Task data »
──────
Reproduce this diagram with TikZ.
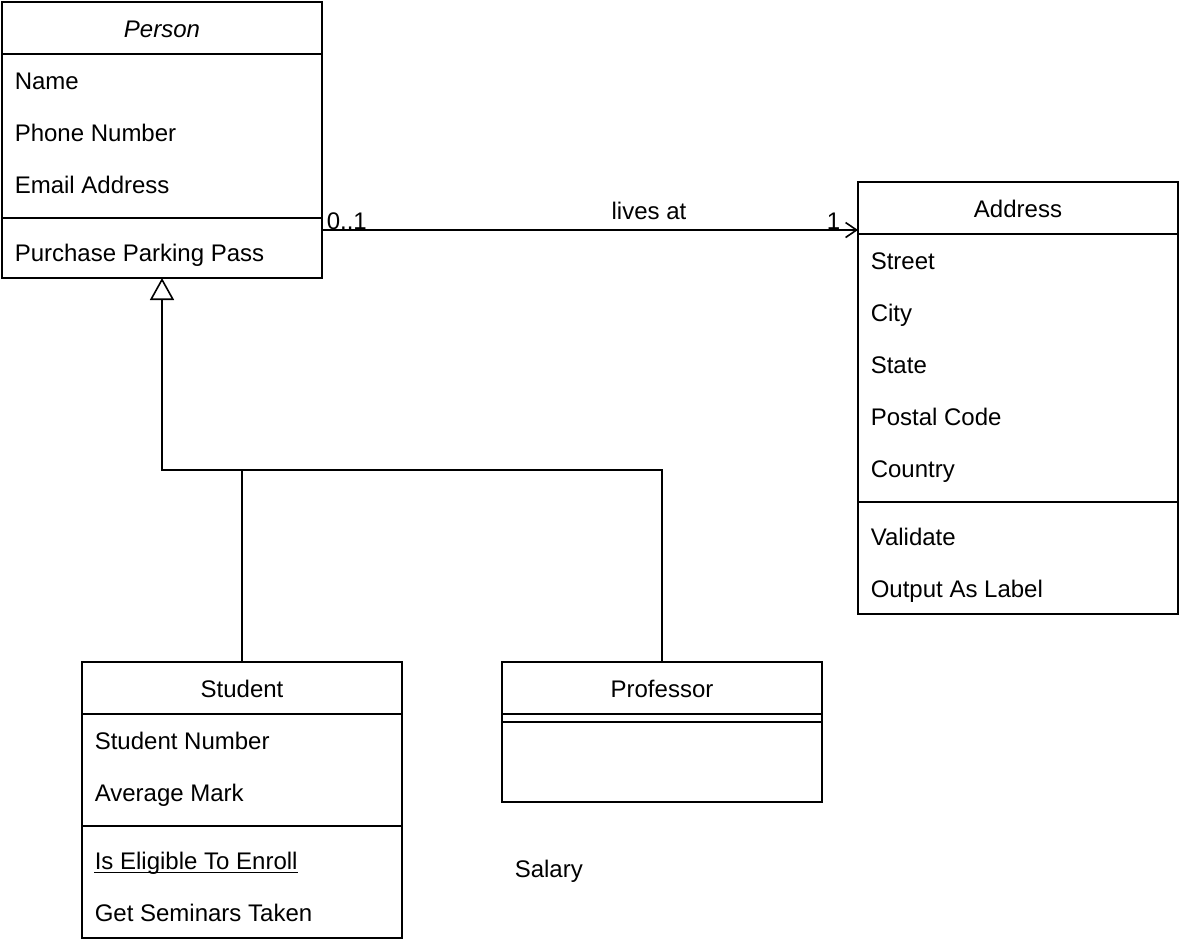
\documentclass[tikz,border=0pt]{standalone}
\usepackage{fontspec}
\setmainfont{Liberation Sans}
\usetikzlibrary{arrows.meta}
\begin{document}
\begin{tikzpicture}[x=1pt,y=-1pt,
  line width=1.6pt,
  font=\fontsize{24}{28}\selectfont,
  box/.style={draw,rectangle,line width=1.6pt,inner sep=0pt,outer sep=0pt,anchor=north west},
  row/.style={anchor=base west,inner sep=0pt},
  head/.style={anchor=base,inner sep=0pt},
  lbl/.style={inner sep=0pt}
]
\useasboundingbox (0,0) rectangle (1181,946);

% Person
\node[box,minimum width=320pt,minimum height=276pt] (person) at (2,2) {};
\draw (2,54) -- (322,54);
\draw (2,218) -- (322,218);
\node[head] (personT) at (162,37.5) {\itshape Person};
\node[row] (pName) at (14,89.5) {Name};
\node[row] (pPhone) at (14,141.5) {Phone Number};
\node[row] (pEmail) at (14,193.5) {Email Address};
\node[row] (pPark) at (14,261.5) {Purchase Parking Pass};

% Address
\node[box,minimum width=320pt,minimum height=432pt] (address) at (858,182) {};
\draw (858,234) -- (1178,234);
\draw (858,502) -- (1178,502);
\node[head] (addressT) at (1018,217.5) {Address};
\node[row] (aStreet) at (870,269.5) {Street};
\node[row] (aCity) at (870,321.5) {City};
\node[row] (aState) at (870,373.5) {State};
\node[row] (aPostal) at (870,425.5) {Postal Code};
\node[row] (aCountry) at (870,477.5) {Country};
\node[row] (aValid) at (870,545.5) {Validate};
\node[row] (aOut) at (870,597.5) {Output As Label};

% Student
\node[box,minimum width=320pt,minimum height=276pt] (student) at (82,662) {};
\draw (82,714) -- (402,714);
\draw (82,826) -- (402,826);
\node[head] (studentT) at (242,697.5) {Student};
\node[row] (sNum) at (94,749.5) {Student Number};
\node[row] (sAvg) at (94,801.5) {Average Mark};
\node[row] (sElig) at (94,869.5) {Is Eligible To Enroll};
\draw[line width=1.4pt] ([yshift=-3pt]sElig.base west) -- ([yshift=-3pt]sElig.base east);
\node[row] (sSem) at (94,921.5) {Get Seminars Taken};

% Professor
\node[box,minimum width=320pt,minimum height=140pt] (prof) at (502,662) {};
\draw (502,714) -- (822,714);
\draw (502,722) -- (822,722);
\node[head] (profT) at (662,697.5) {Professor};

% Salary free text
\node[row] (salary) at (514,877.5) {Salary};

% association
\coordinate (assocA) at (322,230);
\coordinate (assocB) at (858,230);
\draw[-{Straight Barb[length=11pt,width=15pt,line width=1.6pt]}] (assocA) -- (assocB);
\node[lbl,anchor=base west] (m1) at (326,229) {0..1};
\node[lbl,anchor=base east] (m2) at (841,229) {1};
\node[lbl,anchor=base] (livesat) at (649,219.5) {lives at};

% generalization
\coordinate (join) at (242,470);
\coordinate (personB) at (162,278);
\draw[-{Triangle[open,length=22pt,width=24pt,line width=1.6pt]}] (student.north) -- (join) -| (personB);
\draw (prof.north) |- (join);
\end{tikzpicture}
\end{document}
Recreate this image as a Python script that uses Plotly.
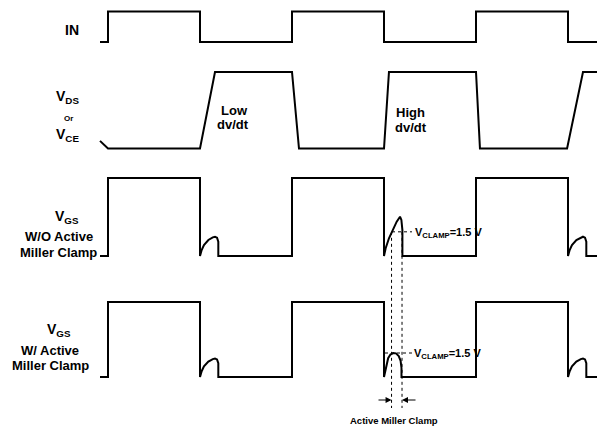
──────
What to do »
Pictures are excluded: retype only the lines from the beginning of the listing above through the line with "(pPark) at (14,261.5)", both included.

Response below »
Reproduce this diagram with TikZ.
\documentclass[tikz,border=0pt]{standalone}
\usepackage{fontspec}
\setmainfont{Liberation Sans}
\usetikzlibrary{arrows.meta}
\begin{document}
\begin{tikzpicture}[x=1pt,y=-1pt,
  line width=1.6pt,
  font=\fontsize{24}{28}\selectfont,
  box/.style={draw,rectangle,line width=1.6pt,inner sep=0pt,outer sep=0pt,anchor=north west},
  row/.style={anchor=base west,inner sep=0pt},
  head/.style={anchor=base,inner sep=0pt},
  lbl/.style={inner sep=0pt}
]
\useasboundingbox (0,0) rectangle (1181,946);

% Person
\node[box,minimum width=320pt,minimum height=276pt] (person) at (2,2) {};
\draw (2,54) -- (322,54);
\draw (2,218) -- (322,218);
\node[head] (personT) at (162,37.5) {\itshape Person};
\node[row] (pName) at (14,89.5) {Name};
\node[row] (pPhone) at (14,141.5) {Phone Number};
\node[row] (pEmail) at (14,193.5) {Email Address};
\node[row] (pPark) at (14,261.5) {Purchase Parking Pass};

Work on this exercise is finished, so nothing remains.